Before posting I tried the solution from this thread:
C# - Remove spaces in HTML source in between markups?
Here is a snippet of the HTML I'm working with:
<p>This is my text</p>
<p> </p>
<p> </p>
<p> </p>
<p> </p>
<p> </p>
<p> </p>
<p>This is next text</p>
I'm using HTML Agility Pack to clean up the HTML:
HtmlDocument doc = new HtmlDocument();
doc.Load(htmlLocation);
foreach (var item in doc.DocumentNode.Descendants("p").ToList())
{
if (item.InnerHtml == " ")
{
item.Remove();
}
}
The output of the code above is
<p>This is my text</p>
<p>This is next text</p>
So my problem is how do I remove the extra whitespace between the two paragraphs in the HTML source.

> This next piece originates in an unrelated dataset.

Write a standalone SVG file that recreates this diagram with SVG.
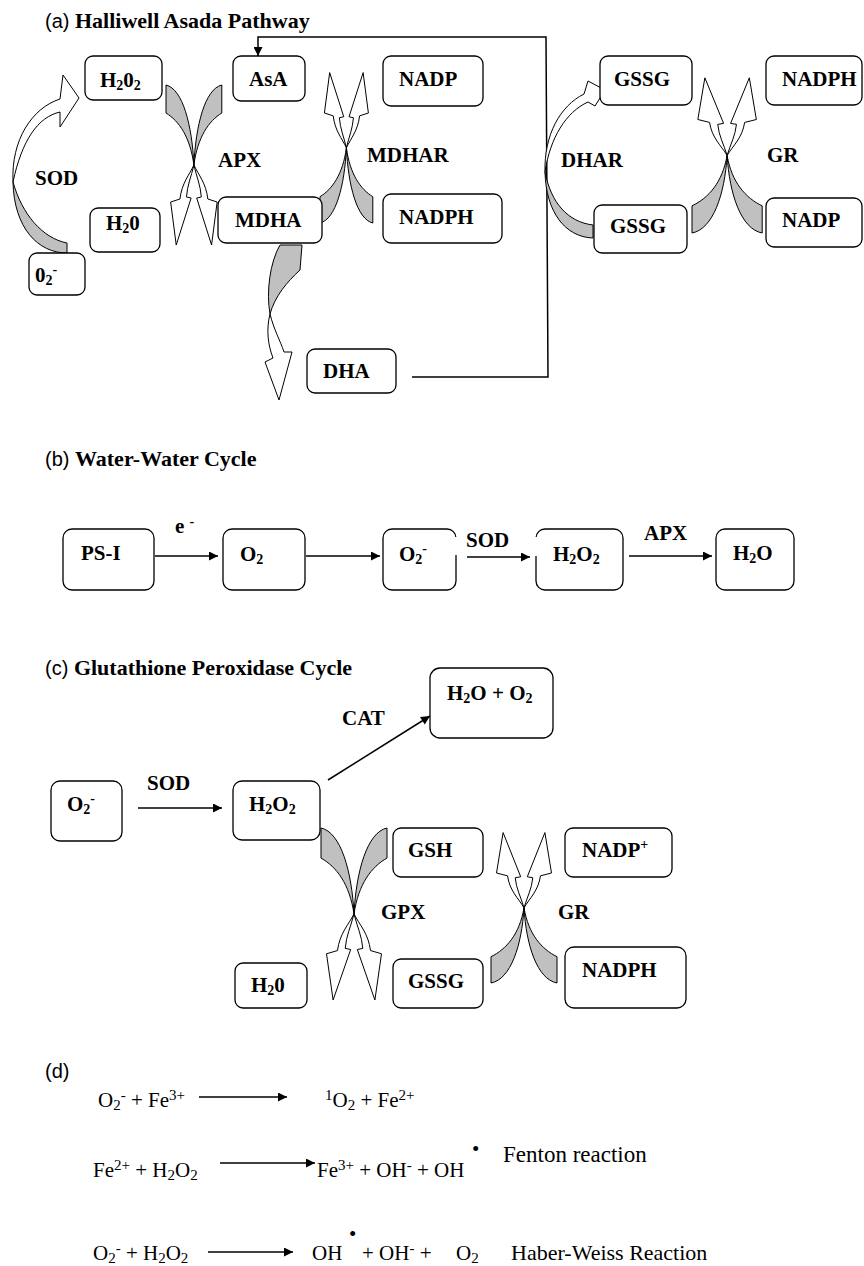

Remove the text nodes between the first and last paragraphs:
HTML:
var html = @"
<p>This is my text</p>
<p> </p>
<p> </p>
<p> </p>
<p> </p>
<p> </p>
<p> </p>
<p>This is next text</p>";
Parse it:
HtmlDocument doc = new HtmlDocument();
doc.LoadHtml(html);
var paragraphs = doc.DocumentNode.Descendants("p").ToList();
foreach (var item in paragraphs)
{
if (item.InnerHtml == " ") item.Remove();
}
var followingText = paragraphs[0]
.SelectNodes(".//following-sibling::text()")
.ToList();
foreach (var text in followingText)
{
text.Remove();
}
Result:
<p>This is my text</p><p>This is next text</p>
If you want to keep the line break between the paragraphs, use a for
loop and call Remove()
on all except the last text node.
for (int i = 0; i < followingText.Count - 1; ++i)
{
followingText[i].Remove();
}
Result:
<p>This is my text</p>
<p>This is next text</p>